El mundo le dice hoy adiós al poeta sueco Tomas Tranströmer, nacido en 1931, quien recibió el Premio Nobel de literatura en 2011. En su momento, el premio sorprendió al mundo hispano, donde su obra no había sido tan difundida.
El panorama ha cambiado, y gracias a la labor de su traductor al español, el uruguayo Roberto Mascaró, podemos contar con una selección de su obra publicada en dos volúmenes por la editorial Nórdica.
Si bien en español Tranströmer no fue un fenómeno de masas, su obra nos lleva a lugares universales que superan las barreras del lenguaje y permiten a cualquier lector del mundo sentirse identificado con ella.
A muy temprana edad, Tranströmer fue abandonado por su padre y su cuidado quedó a cargo de su anciano abuelo, quien no solo se convirtió en un padre sustituto sino en su defensor y guía ante el constante matoneo de sus compañeros de escuela.

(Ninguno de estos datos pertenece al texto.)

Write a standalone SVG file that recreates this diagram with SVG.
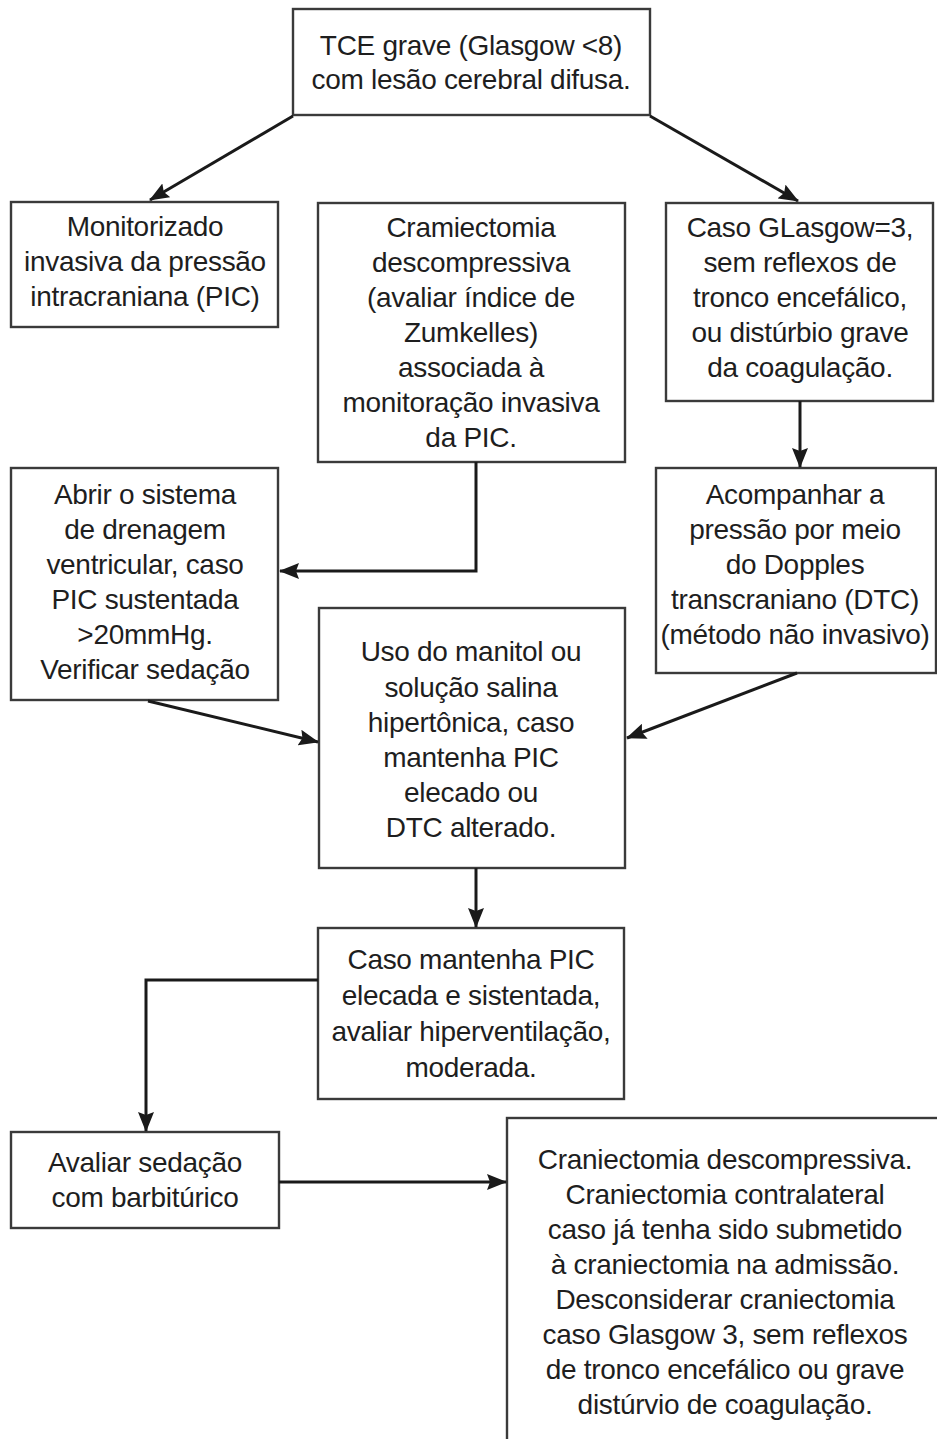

Tal vez esa temprana experiencia del abandono, pero también del consuelo, es lo que hace que la obra poética de Tranströmer esté conformada por piezas reposadas, conciliatorias, en las que el fin último es la comprensión. La comprensión del otro, en su experiencia cotidiana, como parte de una intimidad doméstica, pero además como parte de un universo muy ancho que es también una melodía en la que el hombre suena tanto a través del canto como del silencio.
Quizás esa inclinación hacia la escucha fue lo que hizo a Tranströmer estudiar psicología y ejercer durante gran parte de su vida en los lugares donde esa comprensión era más necesitada, las cárceles. O quizás lo anterior sea solo una conjetura que nos permitimos para unir al autor con su obra, para comprender esa voz que se alza en sus poemas y que está buscando siempre tender puentes entre los hombres, entre lo vulgar y lo simbólico.
En el año 1990, a los 60 años, la voz de Tranströmer (la voz física, la de su cuerpo) se convirtió en una ausencia: un ictus le paralizó medio cuerpo y le quitó el habla, pero le permitió seguir escribiendo y tocando el piano, pero sobre todo, seguir cuestionando a sus lectores sobre los misterios ocultos detrás de aquellas cosas vulgares y pequeñas que damos por sentadas.
Lo que logra Tranströmer con sus poemas es iluminar los rincones y, como diría en uno de sus fragmentos más hermosos, “Kyrie”: “abrir las puertas de la oscuridad”.